Every bill creates winners and losers. Here's who stands to gain and who bears the cost.

Who Benefits

  • Immigration enforcement agencies (ICE/DOJ Immigration units) — the bill creates a broader statutory basis to pursue removal of noncitizens convicted of fraud and expands mandatory detention powers, simplifying removal decisions and reducing discretionary release.
  • Victims of fraud (private individuals, businesses, government entities) — broader deportability increases the range of consequences available against convicted noncitizen fraud offenders and may strengthen prosecutors’ leverage in plea negotiations.
  • Federal and state prosecutors — the added immigration and denaturalization consequences can increase leverage in charging and plea discussions and may allow prosecutors to pursue broader remedies tied directly to criminal convictions.

Who Bears the Cost

  • Naturalized citizens convicted of fraud — a criminal conviction will trigger immediate revocation of naturalization and cancellation of the certificate by the convicting court, eliminating the separate civil denaturalization process and raising the stakes of criminal cases.
  • Federal and state courts — convicting courts will have the new administrative duty to revoke naturalization and confront concurrent civil consequences at sentencing, increasing judicial workload and creating novel jurisdictional questions.
  • Immigration detention system and ICE — mandatory detention for a larger class of fraud convictions will increase detainee populations and operational costs, potentially straining bed space and removal resources.
  • Defense counsel and public defenders — lawyers will need to factor denaturalization and mandatory detention consequences into criminal defense strategies immediately upon conviction, complicating plea advice and appellate planning.

Key Issues

The Core Tension

The bill pits an interest in holding fraud offenders—including noncitizens and naturalized citizens—accountable through swift immigration consequences against the constitutional and procedural protections traditionally attached to citizenship and civil denaturalization; it resolves the accountability problem by centralizing denaturalization with criminal convictions, but in doing so it raises weighty due-process and jurisdictional trade-offs with no straightforward administrative fix.

The bill raises several legal and practical unresolved questions.
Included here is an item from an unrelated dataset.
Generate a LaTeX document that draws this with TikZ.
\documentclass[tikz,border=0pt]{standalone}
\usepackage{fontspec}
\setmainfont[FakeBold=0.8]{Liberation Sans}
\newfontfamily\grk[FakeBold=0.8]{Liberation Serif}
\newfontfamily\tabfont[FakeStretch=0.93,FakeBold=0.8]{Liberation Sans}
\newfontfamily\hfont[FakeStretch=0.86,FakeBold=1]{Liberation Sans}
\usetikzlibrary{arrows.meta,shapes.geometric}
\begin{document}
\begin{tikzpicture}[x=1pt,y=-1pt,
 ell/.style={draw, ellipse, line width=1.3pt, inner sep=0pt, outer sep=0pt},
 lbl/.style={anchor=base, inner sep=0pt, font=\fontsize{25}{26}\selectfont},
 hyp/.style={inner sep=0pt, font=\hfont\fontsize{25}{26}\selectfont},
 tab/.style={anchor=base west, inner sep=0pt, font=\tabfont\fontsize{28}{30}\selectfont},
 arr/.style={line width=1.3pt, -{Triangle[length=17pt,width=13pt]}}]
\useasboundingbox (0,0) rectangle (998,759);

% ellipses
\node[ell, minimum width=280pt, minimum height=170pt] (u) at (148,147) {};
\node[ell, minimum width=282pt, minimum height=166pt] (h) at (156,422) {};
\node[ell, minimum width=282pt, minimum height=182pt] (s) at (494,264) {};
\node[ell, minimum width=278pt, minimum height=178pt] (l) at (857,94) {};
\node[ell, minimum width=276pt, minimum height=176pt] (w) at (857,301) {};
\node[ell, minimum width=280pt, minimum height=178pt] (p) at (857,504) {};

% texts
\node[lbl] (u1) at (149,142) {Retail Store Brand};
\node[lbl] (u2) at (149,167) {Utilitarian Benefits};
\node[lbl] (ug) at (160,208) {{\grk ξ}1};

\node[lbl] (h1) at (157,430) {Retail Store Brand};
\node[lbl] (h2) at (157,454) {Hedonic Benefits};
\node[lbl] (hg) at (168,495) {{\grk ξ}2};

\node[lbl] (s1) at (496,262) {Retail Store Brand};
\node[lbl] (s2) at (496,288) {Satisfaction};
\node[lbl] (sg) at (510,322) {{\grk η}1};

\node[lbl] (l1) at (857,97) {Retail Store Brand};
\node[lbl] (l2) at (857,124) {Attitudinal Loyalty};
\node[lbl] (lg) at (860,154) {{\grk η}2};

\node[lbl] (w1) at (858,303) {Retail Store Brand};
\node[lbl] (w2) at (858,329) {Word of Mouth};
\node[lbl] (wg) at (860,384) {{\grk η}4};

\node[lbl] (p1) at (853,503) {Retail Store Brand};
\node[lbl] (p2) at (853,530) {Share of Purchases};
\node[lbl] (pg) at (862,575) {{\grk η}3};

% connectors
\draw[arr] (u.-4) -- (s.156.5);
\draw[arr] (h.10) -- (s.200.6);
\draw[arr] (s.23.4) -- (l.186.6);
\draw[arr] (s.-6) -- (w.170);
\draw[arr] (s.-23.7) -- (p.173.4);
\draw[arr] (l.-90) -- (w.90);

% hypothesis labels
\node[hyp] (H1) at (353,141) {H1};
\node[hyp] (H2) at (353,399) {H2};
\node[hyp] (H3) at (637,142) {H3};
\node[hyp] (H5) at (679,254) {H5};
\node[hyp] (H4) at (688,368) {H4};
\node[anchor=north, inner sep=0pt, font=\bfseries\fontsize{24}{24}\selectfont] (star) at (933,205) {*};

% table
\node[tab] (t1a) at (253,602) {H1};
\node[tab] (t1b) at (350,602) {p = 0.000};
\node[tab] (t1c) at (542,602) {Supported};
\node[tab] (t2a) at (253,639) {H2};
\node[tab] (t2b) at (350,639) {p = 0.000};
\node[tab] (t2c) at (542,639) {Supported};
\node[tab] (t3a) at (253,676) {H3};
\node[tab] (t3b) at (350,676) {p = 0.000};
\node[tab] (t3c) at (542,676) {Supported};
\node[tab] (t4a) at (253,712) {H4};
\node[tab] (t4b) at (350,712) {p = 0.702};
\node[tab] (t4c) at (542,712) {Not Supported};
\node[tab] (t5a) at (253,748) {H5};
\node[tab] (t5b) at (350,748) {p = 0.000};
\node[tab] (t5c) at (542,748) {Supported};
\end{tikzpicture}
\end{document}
Legally, forcing a convicting court to revoke naturalization “at the time” of criminal conviction and granting that court jurisdiction irrespective of 28 U.S.C. 1331 alters long-established civil procedures for denaturalization and may provoke Article III and due-process challenges.

Historically, denaturalization has been pursued through civil suits requiring higher procedural safeguards; collapsing that process into a criminal court action risks appellate and constitutional litigation over whether a criminal conviction alone can extinguish citizenship rights without a distinct civil adjudication.

Operationally, the broad phrasing “crime involving fraud” lacks statutory limitation to particular categories or mens rea, creating potential overbreadth. The provision could sweep in relatively minor fraudulent offenses that previously did not carry deportation risk, generate a surge in mandatory detentions, and impose significant logistical burdens on courts, detention facilities, and immigration removal operations.

Finally, the retroactivity rule—applying to conduct since September 30, 1996, that was not previously charged—creates a discontinuous window that may incentivize prosecutors to pursue long-dormant conduct while also provoking equal-protection and notice concerns for persons who thought remote acts were beyond the scope of new immigration consequences.